Customers who’ve had bad experiences with providers may be especially choosy about services, Gardner said. He thinks companies will continue to offer packages, but they’re going to have to offer an a la carte menu as well. Customer needs, as always, will continue to drive how packages are bundled, Stewart added.

AT&T’s Depoian believes telecom companies should offer a breadth of services to suit each customer’s unique needs. Older companies that use older technologies can run certain applications on a VPN solution where DSL works fine and run other applications on a connection such as a T1 line, he said.

Opportunities for connectivity outside of larger cities are increasing. Global DSL’s target market, for instance, is not the tier ones, but the tier two and three markets, such as Kalamazoo, Lansing and Holland. Once those are wired, connectivity will become a reality in smaller markets, Stewart said.
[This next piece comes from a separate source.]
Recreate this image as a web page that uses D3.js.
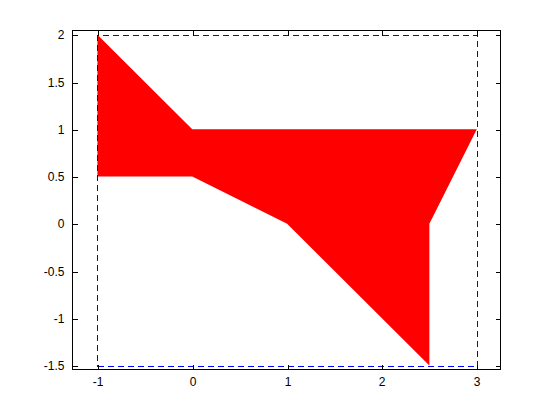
<!DOCTYPE html>
<html><head><meta charset="utf-8">
<script src="https://cdn.jsdelivr.net/npm/d3@7"></script>
<style>body{margin:0;background:#fff}svg{display:block}</style>
</head><body><svg id="c" width="555" height="415"></svg>
<script>
const polyX = [-1, 0, 3, 2.5, 2.5, 1, 0, -1];
const polyY = [2, 1, 1, 0, -1.5, 0, 0.5, 0.5];
const rectX = [-1, 3, 3, -1, -1];
const rectY = [-1.5, -1.5, 2, 2, -1.5];
const xTicks = [-1, 0, 1, 2, 3];
const yTicks = [-1.5, -1, -0.5, 0, 0.5, 1, 1.5, 2];

const svg = d3.select("#c");
const L = 72.5, R = 500.5, T = 30.5, B = 369.5;
const x = d3.scaleLinear().domain([-1.263, 3.25]).range([L, R]);
const y = d3.scaleLinear().domain([-1.542, 2.045]).range([B, T]);
const sx = v => Math.round(x(v)) + 0.5;
const sy = v => Math.round(y(v)) + 0.5;

svg.append("rect").attr("width",555).attr("height",415).attr("fill","#fff");

const line = d3.line().x(d => x(d[0])).y(d => y(d[1]));
svg.append("path")
  .attr("d", line(polyX.map((v,i)=>[v, polyY[i]])) + "Z")
  .attr("fill", "#ff0000").attr("stroke", "none");

const sline = d3.line().x(d => sx(d[0])).y(d => sy(d[1]));
svg.append("path")
  .attr("d", sline(rectX.map((v,i)=>[v, rectY[i]])))
  .attr("fill","none").attr("stroke","#0000ff").attr("stroke-width",1)
  .attr("shape-rendering","crispEdges")
  .attr("stroke-dasharray","6,4");

const font = "Helvetica, Arial, 'Liberation Sans', sans-serif";
const fmt = d => String(d);

const axB = d3.axisBottom(x).tickValues(xTicks).tickSize(-5).tickPadding(8).tickFormat(fmt);
const axT = d3.axisTop(x).tickValues(xTicks).tickSize(-5).tickFormat("");
const axL = d3.axisLeft(y).tickValues(yTicks).tickSize(-5).tickPadding(8).tickFormat(fmt);
const axR = d3.axisRight(y).tickValues(yTicks).tickSize(-5).tickFormat("");

[[axB,`translate(0,${B})`],[axT,`translate(0,${T})`],[axL,`translate(${L},0)`],[axR,`translate(${R},0)`]].forEach(([a,t])=>{
  const g = svg.append("g").attr("transform",t).call(a);
  g.selectAll(".tick").attr("transform", function(){
    const tr = d3.select(this).attr("transform");
    return tr.replace(/translate\(([^,]+),([^)]+)\)/, (m,a1,b1)=>`translate(${Math.round(+a1)},${Math.round(+b1)})`);
  });
  g.selectAll(".tick line").attr("stroke","#000").attr("shape-rendering","crispEdges");
  g.selectAll("text").attr("fill","#000").style("font-family",font).style("font-size","12px");
});
svg.selectAll(".domain").remove();
svg.append("rect").attr("x",L).attr("y",T).attr("width",R-L).attr("height",B-T)
  .attr("fill","none").attr("stroke","#000").attr("stroke-width",1).attr("shape-rendering","crispEdges");
</script></body></html>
In places where broadband isn’t currently available, wireless, satellite or microwave could provide connectivity, Sionkowski added. As the technology advances and the costs go down for telecom companies, they’ll be able to extend broadband’s reach farther and farther away.

Gardner said in the smaller cities it’s companies like AnywhereUR.net that are stepping up to the plate with services, and they might be the only ones providing broadband in smaller cities for a long time. The larger, global companies seem reluctant to branch into smaller markets, and he thinks that trend will continue for a while.

“That’s all the more reason why people need to make sure that the Michigan Public Service Commission forces issues like these,” Gardner emphasized. Another tactic? Bully your provider, he said.

There’s not a place in Michigan’s Lower Peninsula that customers can’t get a full-fledged connection — if they’re willing to pay for it, Farner pointed out. You get what you pay for in the dot com world just like anywhere else.

“Ameritech and the other providers up there have got the pipes. Trust me,” Farner said.